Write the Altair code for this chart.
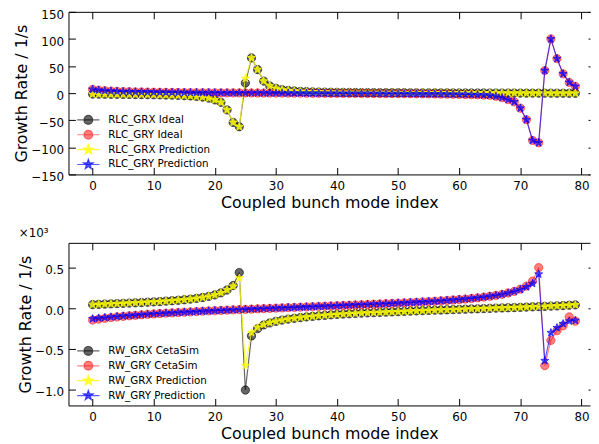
--
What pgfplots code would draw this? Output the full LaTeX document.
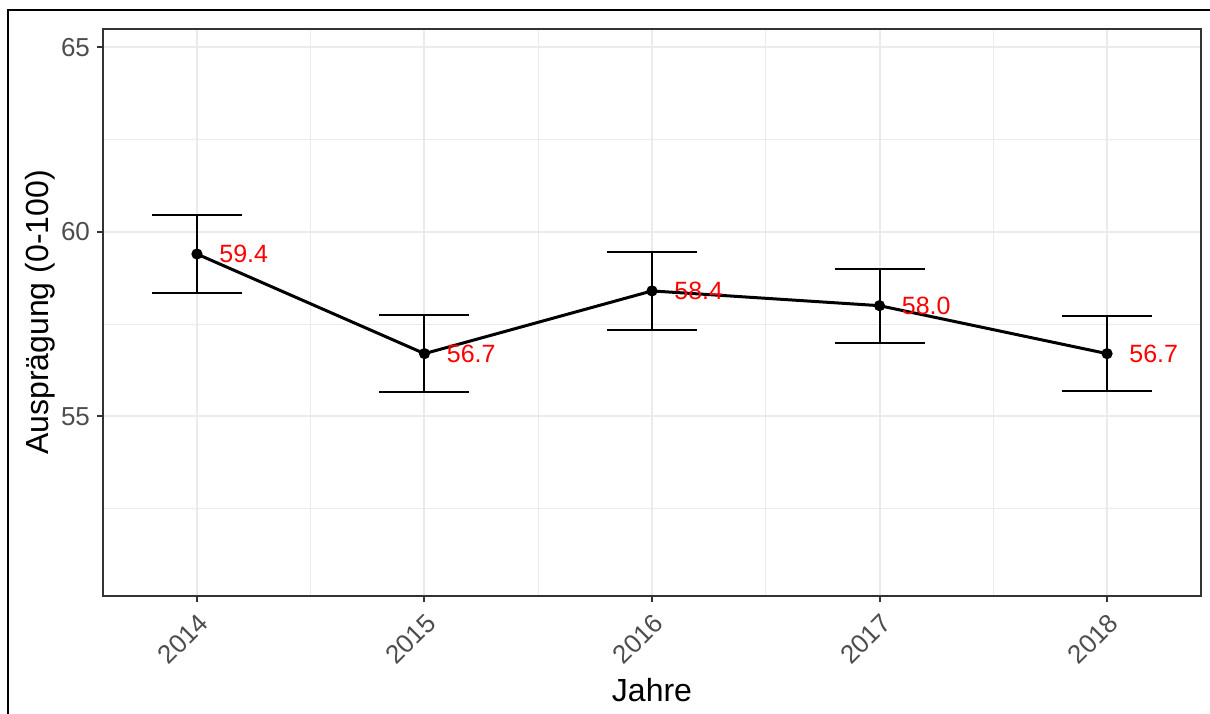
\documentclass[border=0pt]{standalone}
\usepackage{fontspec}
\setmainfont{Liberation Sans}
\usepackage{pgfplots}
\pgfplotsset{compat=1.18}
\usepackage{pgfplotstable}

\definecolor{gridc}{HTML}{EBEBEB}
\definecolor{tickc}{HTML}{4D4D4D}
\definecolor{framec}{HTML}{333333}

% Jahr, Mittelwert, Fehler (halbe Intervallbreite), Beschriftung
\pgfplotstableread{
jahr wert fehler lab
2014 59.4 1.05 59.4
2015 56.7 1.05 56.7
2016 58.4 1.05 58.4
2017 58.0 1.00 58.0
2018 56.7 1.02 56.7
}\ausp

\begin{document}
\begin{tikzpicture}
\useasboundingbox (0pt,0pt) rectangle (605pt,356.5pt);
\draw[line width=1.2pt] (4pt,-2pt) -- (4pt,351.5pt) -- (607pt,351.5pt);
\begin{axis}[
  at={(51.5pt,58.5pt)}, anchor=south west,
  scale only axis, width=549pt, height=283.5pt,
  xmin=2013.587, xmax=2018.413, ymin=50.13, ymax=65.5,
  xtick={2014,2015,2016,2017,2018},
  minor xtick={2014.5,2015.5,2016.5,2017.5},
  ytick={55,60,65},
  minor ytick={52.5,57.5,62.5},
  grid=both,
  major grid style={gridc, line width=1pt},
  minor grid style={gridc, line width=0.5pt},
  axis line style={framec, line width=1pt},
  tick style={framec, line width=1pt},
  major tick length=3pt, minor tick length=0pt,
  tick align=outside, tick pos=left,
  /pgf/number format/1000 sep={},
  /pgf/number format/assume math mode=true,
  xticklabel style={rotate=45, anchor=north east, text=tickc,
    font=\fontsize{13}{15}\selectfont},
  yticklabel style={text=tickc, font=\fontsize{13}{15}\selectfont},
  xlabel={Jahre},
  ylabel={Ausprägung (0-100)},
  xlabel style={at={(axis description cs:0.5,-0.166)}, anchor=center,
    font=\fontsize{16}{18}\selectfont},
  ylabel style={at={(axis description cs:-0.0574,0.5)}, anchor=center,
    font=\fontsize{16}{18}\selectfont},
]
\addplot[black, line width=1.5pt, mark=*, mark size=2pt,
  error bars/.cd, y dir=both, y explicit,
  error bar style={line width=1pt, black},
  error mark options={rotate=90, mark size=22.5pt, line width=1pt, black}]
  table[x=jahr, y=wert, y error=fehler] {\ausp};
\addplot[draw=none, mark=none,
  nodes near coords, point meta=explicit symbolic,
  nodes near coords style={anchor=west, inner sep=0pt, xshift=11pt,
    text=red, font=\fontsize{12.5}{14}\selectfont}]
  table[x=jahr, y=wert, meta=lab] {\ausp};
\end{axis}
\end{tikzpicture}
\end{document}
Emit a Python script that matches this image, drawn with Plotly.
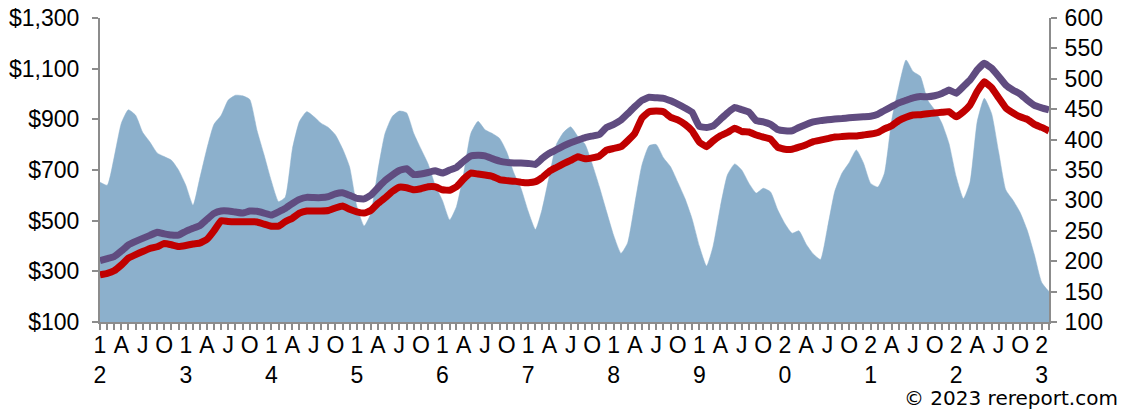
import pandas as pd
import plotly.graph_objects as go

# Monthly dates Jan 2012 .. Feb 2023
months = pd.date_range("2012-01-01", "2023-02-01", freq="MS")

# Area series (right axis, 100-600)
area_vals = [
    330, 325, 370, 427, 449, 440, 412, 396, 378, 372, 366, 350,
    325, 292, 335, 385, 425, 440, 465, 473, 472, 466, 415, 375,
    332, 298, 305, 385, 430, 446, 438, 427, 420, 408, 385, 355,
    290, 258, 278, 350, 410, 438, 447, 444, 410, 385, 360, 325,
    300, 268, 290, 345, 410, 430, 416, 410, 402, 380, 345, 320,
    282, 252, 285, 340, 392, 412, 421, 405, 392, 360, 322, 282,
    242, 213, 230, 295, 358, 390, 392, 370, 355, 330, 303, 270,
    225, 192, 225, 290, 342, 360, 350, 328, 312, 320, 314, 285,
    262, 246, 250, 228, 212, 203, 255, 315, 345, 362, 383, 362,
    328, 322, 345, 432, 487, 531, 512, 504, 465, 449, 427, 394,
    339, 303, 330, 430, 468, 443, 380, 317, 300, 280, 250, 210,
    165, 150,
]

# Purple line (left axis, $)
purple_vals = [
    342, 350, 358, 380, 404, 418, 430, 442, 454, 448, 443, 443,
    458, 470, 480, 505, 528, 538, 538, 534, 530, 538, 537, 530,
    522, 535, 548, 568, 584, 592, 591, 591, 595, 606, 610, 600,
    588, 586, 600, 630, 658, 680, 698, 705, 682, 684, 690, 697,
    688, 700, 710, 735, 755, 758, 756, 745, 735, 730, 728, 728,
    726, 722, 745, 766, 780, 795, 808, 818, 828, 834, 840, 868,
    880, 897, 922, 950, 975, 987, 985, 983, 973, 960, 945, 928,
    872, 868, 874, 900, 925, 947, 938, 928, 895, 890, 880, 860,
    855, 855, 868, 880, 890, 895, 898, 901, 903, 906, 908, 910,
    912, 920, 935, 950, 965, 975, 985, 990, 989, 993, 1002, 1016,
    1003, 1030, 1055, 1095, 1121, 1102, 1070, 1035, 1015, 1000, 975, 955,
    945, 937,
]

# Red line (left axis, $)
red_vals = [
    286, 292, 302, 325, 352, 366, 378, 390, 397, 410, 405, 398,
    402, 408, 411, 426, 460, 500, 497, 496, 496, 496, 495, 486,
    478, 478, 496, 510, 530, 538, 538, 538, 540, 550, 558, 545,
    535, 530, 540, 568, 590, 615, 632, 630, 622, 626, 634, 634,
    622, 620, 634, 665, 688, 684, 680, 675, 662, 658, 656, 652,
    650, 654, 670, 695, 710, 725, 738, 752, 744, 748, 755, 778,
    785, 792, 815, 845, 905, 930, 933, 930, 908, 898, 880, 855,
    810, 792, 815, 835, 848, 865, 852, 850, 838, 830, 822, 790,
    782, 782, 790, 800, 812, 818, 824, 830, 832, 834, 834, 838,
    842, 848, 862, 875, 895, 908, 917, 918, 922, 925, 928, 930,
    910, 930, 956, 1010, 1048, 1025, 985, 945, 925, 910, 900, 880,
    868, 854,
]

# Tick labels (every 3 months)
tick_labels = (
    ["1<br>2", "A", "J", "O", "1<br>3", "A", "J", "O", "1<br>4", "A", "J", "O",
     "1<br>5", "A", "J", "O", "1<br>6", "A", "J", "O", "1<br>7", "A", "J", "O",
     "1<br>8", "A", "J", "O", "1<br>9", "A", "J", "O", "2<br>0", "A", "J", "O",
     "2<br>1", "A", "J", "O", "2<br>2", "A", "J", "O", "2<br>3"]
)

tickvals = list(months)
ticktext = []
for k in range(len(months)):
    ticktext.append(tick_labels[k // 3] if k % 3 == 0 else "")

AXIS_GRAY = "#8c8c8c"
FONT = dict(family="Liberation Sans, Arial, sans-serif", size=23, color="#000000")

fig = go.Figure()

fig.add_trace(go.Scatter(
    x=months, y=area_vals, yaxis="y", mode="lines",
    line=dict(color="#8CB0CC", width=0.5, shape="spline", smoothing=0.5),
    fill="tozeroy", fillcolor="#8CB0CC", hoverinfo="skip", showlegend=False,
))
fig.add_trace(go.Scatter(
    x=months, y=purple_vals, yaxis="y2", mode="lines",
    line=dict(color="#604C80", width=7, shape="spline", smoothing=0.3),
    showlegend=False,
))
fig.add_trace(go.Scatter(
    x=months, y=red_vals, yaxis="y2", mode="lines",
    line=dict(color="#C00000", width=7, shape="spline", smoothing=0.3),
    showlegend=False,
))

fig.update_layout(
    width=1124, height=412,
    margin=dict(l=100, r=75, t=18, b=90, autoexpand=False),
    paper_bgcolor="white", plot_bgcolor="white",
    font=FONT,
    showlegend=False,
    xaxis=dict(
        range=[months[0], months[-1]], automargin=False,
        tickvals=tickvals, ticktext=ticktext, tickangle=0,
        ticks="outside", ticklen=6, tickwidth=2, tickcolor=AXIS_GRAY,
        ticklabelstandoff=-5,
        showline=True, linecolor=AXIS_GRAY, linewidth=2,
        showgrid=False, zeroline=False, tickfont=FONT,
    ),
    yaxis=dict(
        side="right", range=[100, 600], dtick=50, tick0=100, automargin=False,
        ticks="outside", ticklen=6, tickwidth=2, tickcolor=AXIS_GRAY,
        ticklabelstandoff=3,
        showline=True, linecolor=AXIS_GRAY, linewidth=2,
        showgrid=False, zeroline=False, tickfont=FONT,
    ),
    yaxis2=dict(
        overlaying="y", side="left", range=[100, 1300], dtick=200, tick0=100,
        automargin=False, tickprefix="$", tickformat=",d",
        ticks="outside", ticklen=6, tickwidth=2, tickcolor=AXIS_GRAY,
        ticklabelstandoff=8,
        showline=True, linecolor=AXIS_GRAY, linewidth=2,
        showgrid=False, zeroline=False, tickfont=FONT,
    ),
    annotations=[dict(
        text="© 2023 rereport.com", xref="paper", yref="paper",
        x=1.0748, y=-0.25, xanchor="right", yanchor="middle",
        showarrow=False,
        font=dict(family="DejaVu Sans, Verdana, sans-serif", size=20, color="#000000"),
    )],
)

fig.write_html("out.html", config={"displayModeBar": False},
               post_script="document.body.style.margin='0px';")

What the task requires:
Sift the material for lines with the string "this". Copy each one found.

Final answer:
Write the Altair code for this chart.
What pgfplots code would draw this? Output the full LaTeX document.
Emit a Python script that matches this image, drawn with Plotly.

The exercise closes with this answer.